The excerpt below is from John Kuhl’s 2013 book, Hunterdon County in the Civil War: The Times, The Men, Their Stories. Full source information can be found at the bottom of the page.
Paul had been born in Copper Hill [New Jersey] on 26 November 1842 to Leonard P. Kuhl and Dorothy Sutphin. The Kuhl family had come from Germany to Hunterdon County in the 1720s and farmed there ever since. They had also dabbled in the mercantile business and had gained some local prominence over the years. Paul’s brother Richard had been born lame but had become a good lawyer and would go on to serve as a state senator. Paul’s name appears on the 1861 militia rolls as the 2nd Lieutenant of the Copper Hill Guards. When the 15th regiment was forming at Flemington Paul enlisted at age 19 and was mustered as a Corporal in its Company A on 5 August 1862. Promotion to 5th Sergeant soon followed and just before Chancellorsville he was promoted to 1st Sergeant, the highest ranking non-commissioned officer in the company. This rank was typically a springboard to a commission and Paul would certainly have looked forward to an officer’s rank.

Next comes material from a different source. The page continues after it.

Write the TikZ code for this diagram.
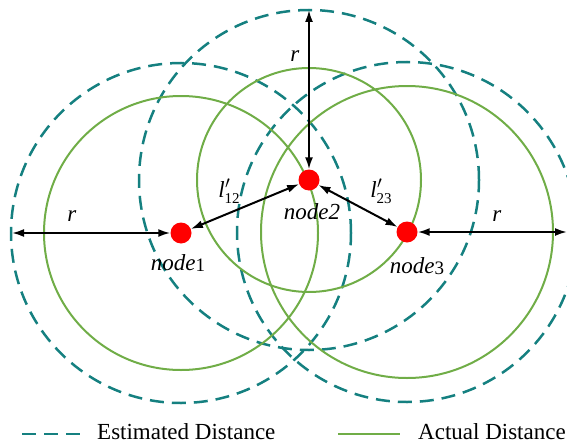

He survived the first four of the eight days of the blood bath at Spotsylvania where the regimental marker on the field records 312 casualties among their 444 men on that field. On the fifth day, 12 May, the 15th was the flanking regiment of the 6th Corps attack as it struck the Confederate horseshoe line at the Bloody Angle. In his regimental history Chaplain Haines records that Paul had made it up to the rebel lines but had been shot down there. In a letter of 16 May to Paul’s brother Dick, fellow townsman James Bullock also of Company A, reported having gone out the previous day to recover Paul’s body despite the real risk of enemy sharpshooters still in the area. He and his detail brought in and buried the bodies of Captain Walker, Captain Shimer, Lieutenant Justice (of Lambertville), and Paul. They were interred in that order in a row on nearby Brown’s farm. “Paul’s body was nearly riddled. His first wound was in the right leg and he had tied his handkerchief around it (Haines said he had fashioned a tourniquet with that and his ramrod). He would have recovered, I guess, if he could have got out. His Right Arm and Right Breast were struck two or three times. His pockets had been rifled, but Bellis found his Testament, a Comb, and 2 pictures in one pocket, also a few postage stamps. I have put the Testament, Comb, and Pictures up and put them in the mail…The horrors of the last few days cannot be imagined, let alone be described.” Paul had long been known as a pious and “consistent Christian”. At the end, a wounded fellow soldier lying next to Paul later remembered that he had uttered, “Tell the Captain I followed him as far as I could, but hereafter I shall be with my savior who alone can render all the help I need.” In 1877 Paul’s remains were dug up and re-interred in the National Cemetery in Fredericksburg, VA. A cenotaph, or memorial stone, now sits in the cemetery of the Flemington Presbyterian Church to mark his passing.